> [Task details] Return the lines that follow, exactly as they appear, from the first through the one containing "-1.5, -1.5, -1.5];"; no pictures are to be included.
┌──
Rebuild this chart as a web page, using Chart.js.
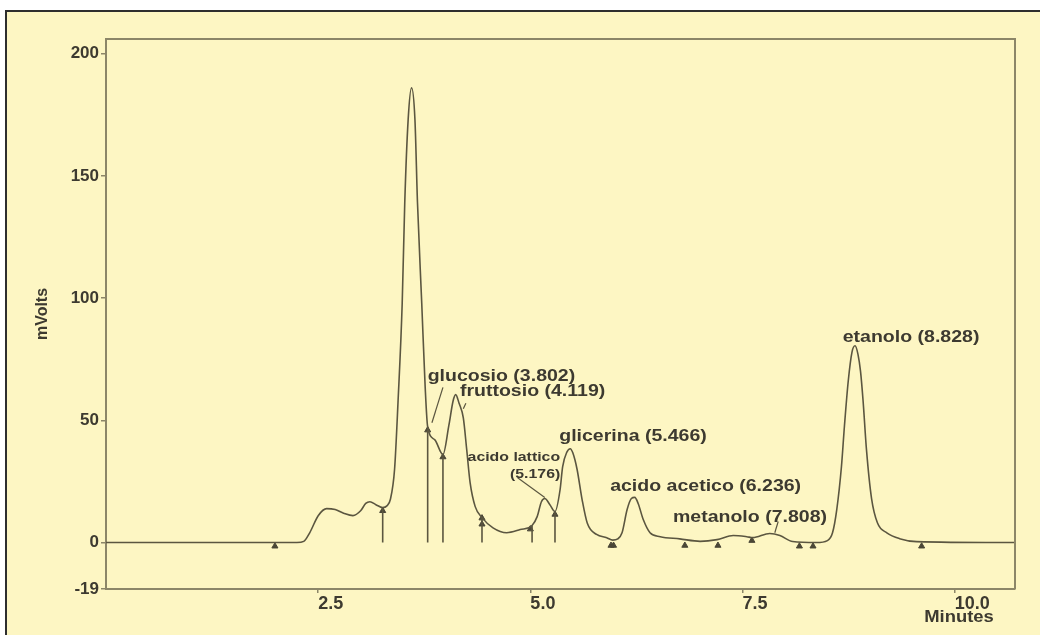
<!DOCTYPE html>
<html>
<head>
<meta charset="utf-8">
<script src="https://cdn.jsdelivr.net/npm/chart.js@4/dist/chart.umd.min.js"></script>
<style>
  html, body { margin: 0; padding: 0; background: #ffffff; }
  #frame {
    position: absolute; left: 5px; top: 10px; width: 1040px; height: 630px;
    background: #fdf6c3; border-left: 2px solid #2e2e2e; border-top: 2px solid #2e2e2e;
  }
  #chart { position: absolute; left: 0; top: 0; }
</style>
</head>
<body>
<div id="frame"></div>
<canvas id="chart" width="1040" height="635"></canvas>
<script>
// chromatogram trace (minutes / mVolts)
const times = [0, 2.25, 2.33, 2.40, 2.50, 2.60, 2.70, 2.80, 2.91, 3.00,
  3.06, 3.11, 3.18, 3.26, 3.31, 3.35, 3.40, 3.44, 3.49, 3.52,
  3.56, 3.60, 3.64, 3.67, 3.72, 3.76, 3.79, 3.875, 3.97, 4.04,
  4.09, 4.12, 4.16, 4.21, 4.25, 4.29, 4.35, 4.43, 4.56, 4.72,
  4.88, 5.02, 5.08, 5.13, 5.17, 5.23, 5.29, 5.35, 5.38, 5.43,
  5.47, 5.50, 5.55, 5.61, 5.67, 5.78, 5.90, 5.97, 6.03, 6.08,
  6.14, 6.19, 6.23, 6.27, 6.33, 6.41, 6.53, 6.76, 7.00, 7.20,
  7.39, 7.55, 7.62, 7.82, 7.94, 8.09, 8.37, 8.50, 8.56, 8.61,
  8.665, 8.70, 8.745, 8.79, 8.825, 8.86, 8.89, 8.92, 8.96, 9.02,
  9.09, 9.20, 9.35, 9.55, 10.71];
const mVolts = [0, 0, 0.5, 4, 11, 13.9, 13.5, 12, 11, 13,
  16, 16.7, 15.5, 14.3, 15, 17.6, 30, 57, 98, 139,
  173, 186, 173, 139, 98, 64, 47.3, 42, 36, 48,
  58, 60.5, 57, 51, 38, 24.5, 14.7, 10.2, 6, 4,
  5.3, 7, 10.6, 16.7, 18, 15.5, 12.7, 21.6, 31, 37,
  38.4, 36.7, 30, 17.5, 8, 3.3, 2, 1, 1.5, 4,
  13.5, 18, 18.5, 16, 9.4, 4, 2.4, 1.5, 0.5, 1.2,
  2.9, 2.4, 2, 3.7, 2.9, 0.4, 0, 0.8, 4, 13.5,
  31, 47.5, 66, 78, 80.5, 77, 70, 58, 38, 18,
  8, 4, 1.6, 0.4, 0];

// integration drop lines
const dropTimes = [3.26, 3.79, 3.97, 4.43, 5.02, 5.29];
const dropTops = [14.3, 47.3, 36, 10.2, 7, 12.7];

// peak start/end markers
const markerTimes = [1.99, 3.26, 3.79, 3.97, 4.43, 4.43, 5.00, 5.29, 5.95, 5.98, 6.82, 7.21, 7.61, 8.17, 8.33, 9.61];
const markerVals = [-1.5, 13, 46, 35, 10, 7.5, 5.5, 11.5, -1.2, -1.2, -1.2, -1.2, 0.8, -1.5, -1.5, -1.5];

// peak names
const peakLabels = ['glucosio (3.802)', 'fruttosio (4.119)', 'glicerina (5.466)', 'acido acetico (6.236)', 'metanolo (7.808)', 'etanolo (8.828)', 'acido lattico', '(5.176)'];
const labelT = [3.79, 4.17, 5.34, 5.94, 6.68, 8.68, 4.26, 4.76];
const labelV = [68, 61.6, 43.3, 22.9, 10.2, 84, 34.7, 27.8];
const labelSize = [16, 16, 16, 16, 16, 16, 13, 13];
// leader lines: t1, v1, t2, v2
const leaders = [[3.97, 63.5, 3.84, 49], [4.24, 57, 4.21, 54.7], [4.85, 26.5, 5.17, 18.4], [7.92, 8.6, 7.88, 4]];

const yTicks = [-19, 0, 50, 100, 150, 200];
const xTicks = [2.5, 5.0, 7.5, 10.0];

const inkColor = '#5b5640';
const axisColor = '#8c8668';
const textColor = '#3d3a30';
const fontFamily = '"Liberation Sans", Arial, sans-serif';

const trace = times.map((t, i) => ({ x: t, y: mVolts[i] }));
const drops = [];
dropTimes.forEach((t, i) => {
    drops.push({ x: t, y: 0 }, { x: t, y: dropTops[i] }, { x: t, y: null });
});
const markers = markerTimes.map((t, i) => ({ x: t, y: markerVals[i] }));

// frame of the plot area, peak names and the "Minutes" caption
const decorPlugin = {
    id: 'decor',
    afterDraw(chart) {
        const { ctx, chartArea, scales } = chart;
        const xs = scales.x, ys = scales.y;
        ctx.save();
        ctx.strokeStyle = axisColor;
        ctx.lineWidth = 2;
        ctx.beginPath();
        ctx.moveTo(chartArea.left, chartArea.top);
        ctx.lineTo(chartArea.right, chartArea.top);
        ctx.lineTo(chartArea.right, chartArea.bottom);
        ctx.stroke();

        ctx.strokeStyle = inkColor;
        ctx.lineWidth = 1.2;
        leaders.forEach(l => {
            ctx.beginPath();
            ctx.moveTo(xs.getPixelForValue(l[0]), ys.getPixelForValue(l[1]));
            ctx.lineTo(xs.getPixelForValue(l[2]), ys.getPixelForValue(l[3]));
            ctx.stroke();
        });

        ctx.fillStyle = textColor;
        ctx.textBaseline = 'middle';
        ctx.textAlign = 'left';
        peakLabels.forEach((txt, i) => {
            ctx.save();
            ctx.translate(xs.getPixelForValue(labelT[i]), ys.getPixelForValue(labelV[i]));
            ctx.scale(1.22, 1);
            ctx.font = `bold ${labelSize[i]}px ${fontFamily}`;
            ctx.fillText(txt, 0, 0);
            ctx.restore();
        });

        ctx.save();
        ctx.translate(xs.getPixelForValue(10) + 39, chartArea.bottom + 29);
        ctx.scale(1.15, 1);
        ctx.textAlign = 'right';
        ctx.font = `bold 16px ${fontFamily}`;
        ctx.fillText('Minutes', 0, 0);
        ctx.restore();
        ctx.restore();
    }
};

new Chart(document.getElementById('chart'), {
    type: 'line',
    data: {
        datasets: [
            {
                data: trace,
                borderColor: inkColor,
                borderWidth: 1.6,
                pointRadius: 0,
                cubicInterpolationMode: 'monotone',
                fill: false
            },
            {
                data: drops,
                borderColor: inkColor,
                borderWidth: 1.6,
                pointRadius: 0,
                tension: 0,
                spanGaps: false
            },
            {
                data: markers,
                showLine: false,
                pointStyle: 'triangle',
                pointRadius: 3.5,
                backgroundColor: '#4a4636',
                borderColor: '#4a4636',
                borderWidth: 1
            }
        ]
    },
    options: {
        responsive: false,
        animation: false,
        layout: { padding: { top: 39, right: 25, left: 0, bottom: 0 } },
        plugins: {
            legend: { display: false },
            tooltip: { enabled: false }
        },
        scales: {
            x: {
                type: 'linear',
                min: 0,
                max: 10.71,
                afterBuildTicks: (scale) => { scale.ticks = xTicks.map(v => ({ value: v })); },
                afterFit: (scale) => { scale.height = 46; },
                ticks: {
                    align: 'start',
                    padding: 0,
                    color: textColor,
                    font: { family: fontFamily, size: 18, weight: 'bold' },
                    callback: (v) => Number(v).toFixed(1)
                },
                grid: { drawOnChartArea: false, tickLength: 4, color: axisColor, lineWidth: 1.5 },
                border: { display: true, color: axisColor, width: 2 }
            },
            y: {
                min: -19,
                max: 206,
                afterBuildTicks: (scale) => { scale.ticks = yTicks.map(v => ({ value: v })); },
                afterFit: (scale) => { scale.width = 106; },
                ticks: {
                    padding: 2,
                    color: textColor,
                    font: { family: fontFamily, size: 17, weight: 'bold' }
                },
                grid: { drawOnChartArea: false, tickLength: 5, color: axisColor, lineWidth: 1.5 },
                border: { display: true, color: axisColor, width: 2 },
                title: {
                    display: true,
                    text: 'mVolts',
                    color: textColor,
                    padding: { top: 33, bottom: 0 },
                    font: { family: fontFamily, size: 16, weight: 'bold' }
                }
            }
        }
    },
    plugins: [decorPlugin]
});
</script>
</body>
</html>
└──
> [Full response]
Rebuild this chart as a web page, using Chart.js.
<!DOCTYPE html>
<html>
<head>
<meta charset="utf-8">
<script src="https://cdn.jsdelivr.net/npm/chart.js@4/dist/chart.umd.min.js"></script>
<style>
  html, body { margin: 0; padding: 0; background: #ffffff; }
  #frame {
    position: absolute; left: 5px; top: 10px; width: 1040px; height: 630px;
    background: #fdf6c3; border-left: 2px solid #2e2e2e; border-top: 2px solid #2e2e2e;
  }
  #chart { position: absolute; left: 0; top: 0; }
</style>
</head>
<body>
<div id="frame"></div>
<canvas id="chart" width="1040" height="635"></canvas>
<script>
// chromatogram trace (minutes / mVolts)
const times = [0, 2.25, 2.33, 2.40, 2.50, 2.60, 2.70, 2.80, 2.91, 3.00,
  3.06, 3.11, 3.18, 3.26, 3.31, 3.35, 3.40, 3.44, 3.49, 3.52,
  3.56, 3.60, 3.64, 3.67, 3.72, 3.76, 3.79, 3.875, 3.97, 4.04,
  4.09, 4.12, 4.16, 4.21, 4.25, 4.29, 4.35, 4.43, 4.56, 4.72,
  4.88, 5.02, 5.08, 5.13, 5.17, 5.23, 5.29, 5.35, 5.38, 5.43,
  5.47, 5.50, 5.55, 5.61, 5.67, 5.78, 5.90, 5.97, 6.03, 6.08,
  6.14, 6.19, 6.23, 6.27, 6.33, 6.41, 6.53, 6.76, 7.00, 7.20,
  7.39, 7.55, 7.62, 7.82, 7.94, 8.09, 8.37, 8.50, 8.56, 8.61,
  8.665, 8.70, 8.745, 8.79, 8.825, 8.86, 8.89, 8.92, 8.96, 9.02,
  9.09, 9.20, 9.35, 9.55, 10.71];
const mVolts = [0, 0, 0.5, 4, 11, 13.9, 13.5, 12, 11, 13,
  16, 16.7, 15.5, 14.3, 15, 17.6, 30, 57, 98, 139,
  173, 186, 173, 139, 98, 64, 47.3, 42, 36, 48,
  58, 60.5, 57, 51, 38, 24.5, 14.7, 10.2, 6, 4,
  5.3, 7, 10.6, 16.7, 18, 15.5, 12.7, 21.6, 31, 37,
  38.4, 36.7, 30, 17.5, 8, 3.3, 2, 1, 1.5, 4,
  13.5, 18, 18.5, 16, 9.4, 4, 2.4, 1.5, 0.5, 1.2,
  2.9, 2.4, 2, 3.7, 2.9, 0.4, 0, 0.8, 4, 13.5,
  31, 47.5, 66, 78, 80.5, 77, 70, 58, 38, 18,
  8, 4, 1.6, 0.4, 0];

// integration drop lines
const dropTimes = [3.26, 3.79, 3.97, 4.43, 5.02, 5.29];
const dropTops = [14.3, 47.3, 36, 10.2, 7, 12.7];

// peak start/end markers
const markerTimes = [1.99, 3.26, 3.79, 3.97, 4.43, 4.43, 5.00, 5.29, 5.95, 5.98, 6.82, 7.21, 7.61, 8.17, 8.33, 9.61];
const markerVals = [-1.5, 13, 46, 35, 10, 7.5, 5.5, 11.5, -1.2, -1.2, -1.2, -1.2, 0.8, -1.5, -1.5, -1.5];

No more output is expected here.